Imagine you have a function that takes a number, adds 1 to that number and returns it:
def add_one(num):
new_num = num + 1
return new_num
You also have a list of numbers:
my_list = [1, 3, 6, 7, 8, 10]
if you want to increment every number in the list, you can do the following:
>>> map(add_one, my_list)
[2, 4, 7, 8, 9, 11]
Note: At minimum map() needs two arguments. First a function name and second something like a list.
Let's see some other cool things map() can do.
map() can take multiple iterables (lists, strings, etc.) and pass an element from each iterable to a function as an argument.
We have three lists:
list_one = [1, 2, 3, 4, 5]
list_two = [11, 12, 13, 14, 15]
list_three = [21, 22, 23, 24, 25]
map() can make you a new list that holds the addition of elements at a specific index.
Now remember map(), needs a function. This time we'll use the builtin sum() function. Running map() gives the following result:
>>> map(sum, list_one, list_two, list_three)
[33, 36, 39, 42, 45]
REMEMBER:
In Python 2 map(), will iterate (go through the elements of the lists) according to the longest list, and pass None to the function for the shorter lists, so your function should look for None and handle them, otherwise you will get errors. In Python 3 map() will stop after finishing with the shortest list. Also, in Python 3, map() returns an iterator, not a list.

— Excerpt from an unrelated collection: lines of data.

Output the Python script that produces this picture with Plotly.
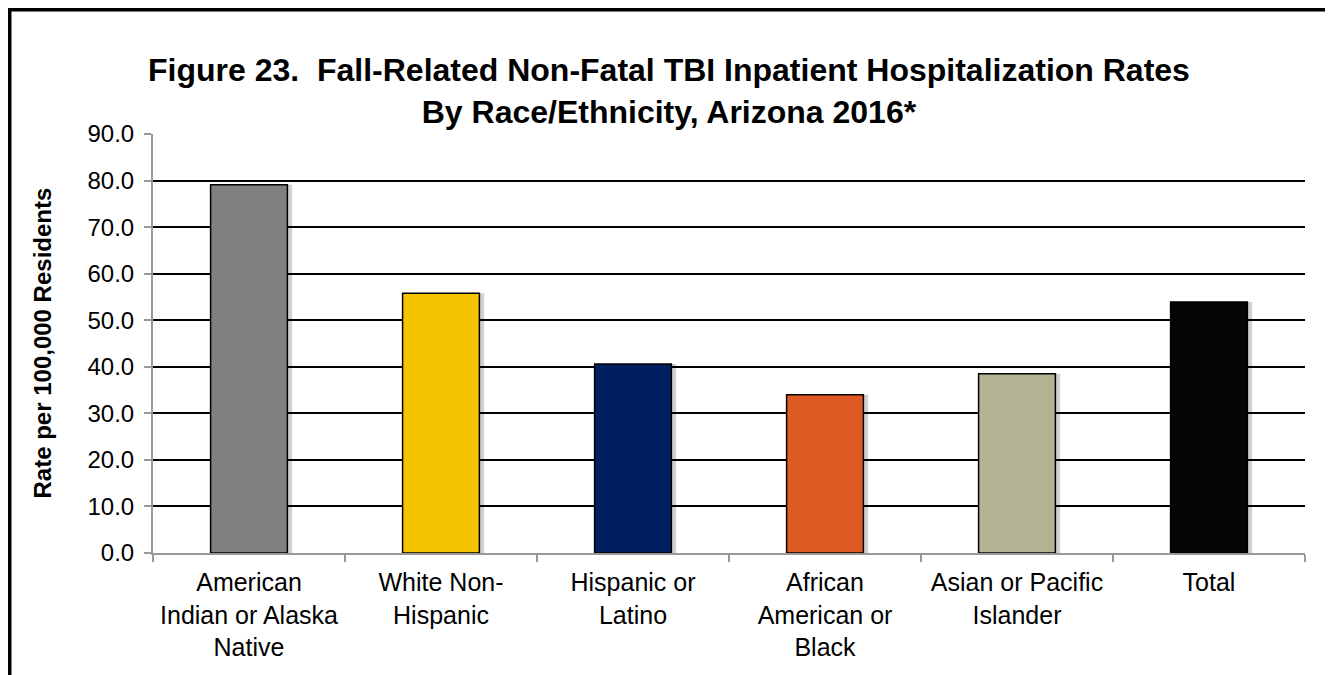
import plotly.graph_objects as go

categories = ["American<br>Indian or Alaska<br>Native", "White Non-<br>Hispanic", "Hispanic or<br>Latino",
              "African<br>American or<br>Black", "Asian or Pacific<br>Islander", "Total"]
rates = [79.1, 55.8, 40.6, 34.0, 38.5, 53.9]
colors = ["#7F7F7F", "#F3C300", "#001F5F", "#DF5A24", "#B3B394", "#050505"]
y_ticks = [0, 10, 20, 30, 40, 50, 60, 70, 80, 90]
title_text = ("Figure 23.  Fall-Related Non-Fatal TBI Inpatient Hospitalization Rates<br>"
              "By Race/Ethnicity, Arizona 2016*")

FONT = "Arial, Liberation Sans, sans-serif"

W, H = 1325, 667
ML, MR, MT, MB = 145, 28, 126, 122
PW, PH = W - ML - MR, H - MT - MB


def px_x(x):
    return (x - ML) / PW


def px_y(y_top):
    return (H - y_top - MB) / PH


fig = go.Figure()
# soft shadow
fig.add_trace(go.Bar(x=categories, y=rates, width=0.4, offset=-0.2 + 0.025,
                     marker=dict(color="rgba(0,0,0,0.18)", line=dict(width=0)),
                     hoverinfo="skip", showlegend=False))
fig.add_trace(go.Bar(x=categories, y=rates, width=0.4, offset=-0.2,
                     marker=dict(color=colors, line=dict(color="#000000", width=1.5)),
                     showlegend=False))

annotations = [
    dict(text="<b>" + title_text + "</b>", xref="paper", yref="paper",
         x=px_x(661), y=px_y(83), xanchor="center", yanchor="middle", showarrow=False,
         font=dict(family=FONT, size=32, color="#000000")),
    dict(text="<b>Rate per 100,000 Residents</b>", xref="paper", yref="paper",
         x=px_x(34), y=0.5, xanchor="center", yanchor="middle", showarrow=False,
         textangle=-90, font=dict(family=FONT, size=24, color="#000000")),
]

fig.update_layout(
    width=W, height=H,
    paper_bgcolor="white", plot_bgcolor="white",
    margin=dict(l=ML, r=MR, t=MT, b=MB, autoexpand=False),
    barmode="overlay",
    font=dict(family=FONT, size=24, color="#000000"),
    xaxis=dict(showline=True, linecolor="#999999", linewidth=2, ticks="outside",
               tickcolor="#999999", ticklen=7, tickwidth=2, tickson="boundaries",
               tickangle=0, automargin=False, ticklabelstandoff=6,
               tickfont=dict(family=FONT, size=25, color="#000000"),
               showgrid=False, range=[-0.5, 5.5]),
    yaxis=dict(range=[0, 90], tickvals=y_ticks, tickformat=".1f", automargin=False,
               showline=True, linecolor="#999999", linewidth=2, ticklabelstandoff=5,
               ticks="outside", tickcolor="#999999", ticklen=7, tickwidth=2,
               showgrid=True, gridcolor="#000000", gridwidth=2, zeroline=False,
               tickfont=dict(family=FONT, size=24, color="#000000")),
    annotations=annotations,
    shapes=[dict(type="rect", xref="paper", yref="paper",
                 x0=px_x(1.5), x1=px_x(W - 2.5), y0=-0.6, y1=px_y(1.5),
                 line=dict(color="#000000", width=4))],
)

fig.write_html("out.html")
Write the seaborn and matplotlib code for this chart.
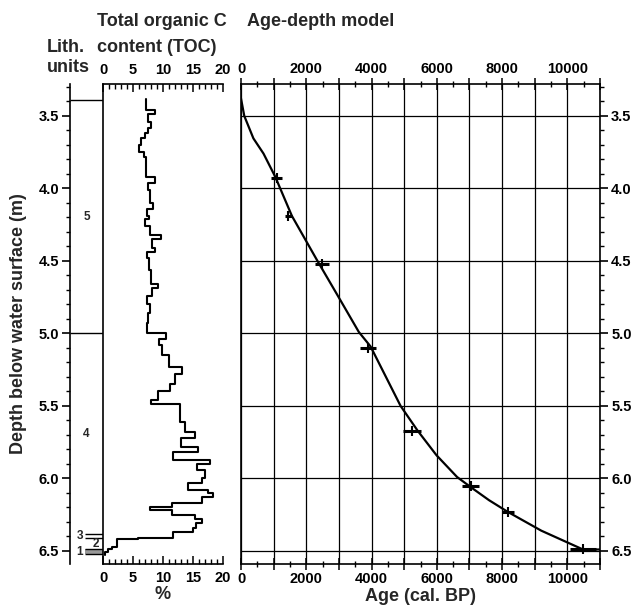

Python3 - map(func, iterable)
One thing that wasn't mentioned completely (although #BlooB kinda mentioned it) is that map returns a map object NOT a list. This is a big difference when it comes to time performance on initialization and iteration. Consider these two tests.
import time
def test1(iterable):
a = time.clock()
map(str, iterable)
a = time.clock() - a
b = time.clock()
[ str(x) for x in iterable ]
b = time.clock() - b
print(a,b)
def test2(iterable):
a = time.clock()
[ x for x in map(str, iterable)]
a = time.clock() - a
b = time.clock()
[ str(x) for x in iterable ]
b = time.clock() - b
print(a,b)
test1(range(2000000)) # Prints ~1.7e-5s ~8s
test2(range(2000000)) # Prints ~9s ~8s
As you can see initializing the map function takes almost no time at all. However iterating through the map object takes longer than simply iterating through the iterable. This means that the function passed to map() is not applied to each element until the element is reached in the iteration. If you want a list use list comprehension. If you plan to iterate through in a for loop and will break at some point, then use map.